上海科技大学知识管理系统

High-entropy alloy (HEA) nanoparticles offer unique catalytic properties due to their complex surface coordination and widely tunable electronic structures. Conventional synthesis methods typically involve extreme thermal shock (similar to 1700 degrees C) to achieve metal coreduction and mixing. While wet-chemical approaches hold potential for controlling nanoparticle properties, they are hindered by disparities in metal reduction kinetics and a diminished influence of configurational entropy on metal mixing at low temperatures, leading to phase segregation and limited compositional tunability.
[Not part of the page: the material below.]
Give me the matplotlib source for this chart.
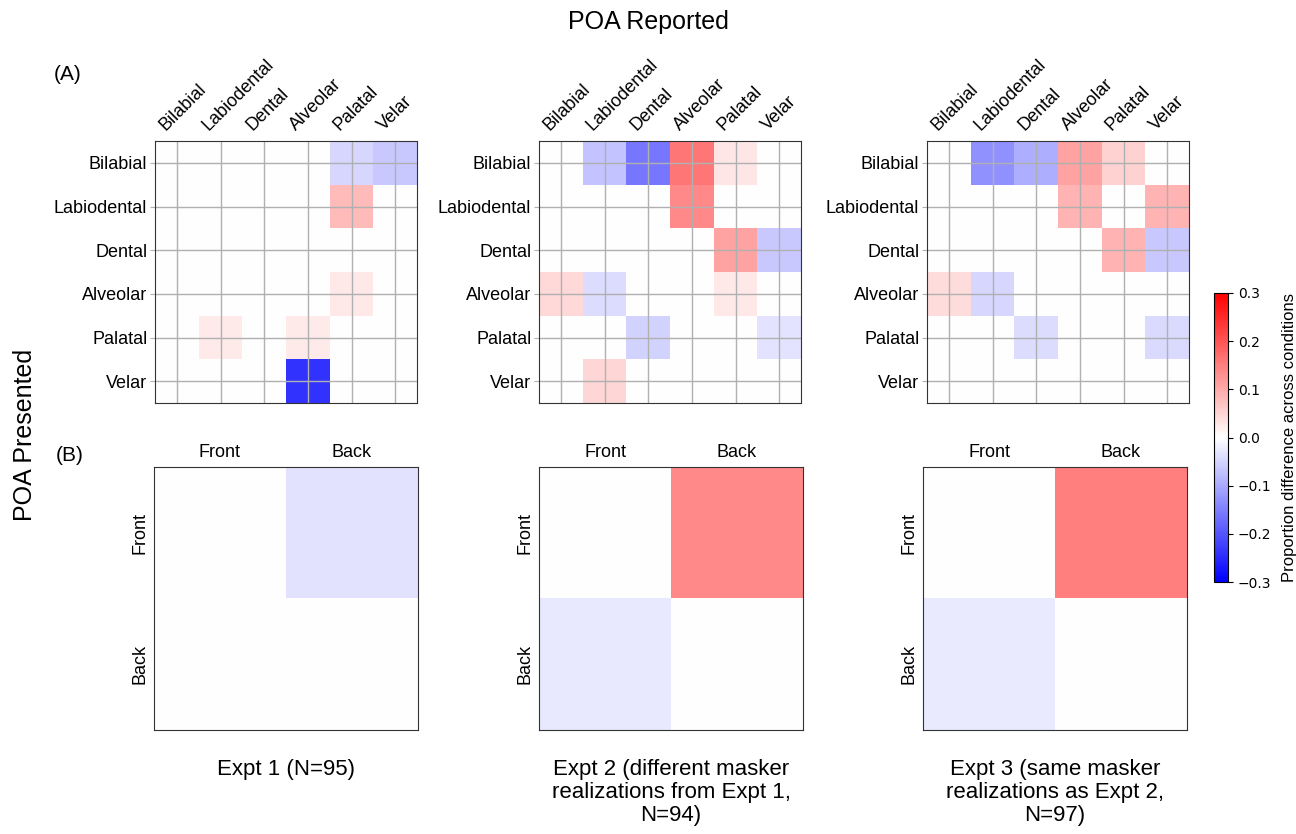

In this work, we introduce a novel wet-chemical hydrothermal method that enables the synthesis of HEA nanoparticles with enhanced compositional homogeneity and precise property control at low temperatures (similar to 170 degrees C). This method utilizes in situ generation of active hydrogen (H center dot) via organic dehydrogenation on nuclei/seed surfaces, creating localized off-equilibrium environments within the near-equilibrium wet-chemical system. These conditions mitigate the thermodynamic and kinetic limitations, enabling synchronized metal reduction, precise compositional tunability over a broad range, and improved alloy uniformity. As a proof of concept, we demonstrate the enhanced electrocatalytic methanol oxidation performance of PtCuNiCoFe HEA nanoparticles through surface composition design. This approach offers a robust platform for synthesizing HEA nanoparticles with tailored properties, expanding their catalytic applications.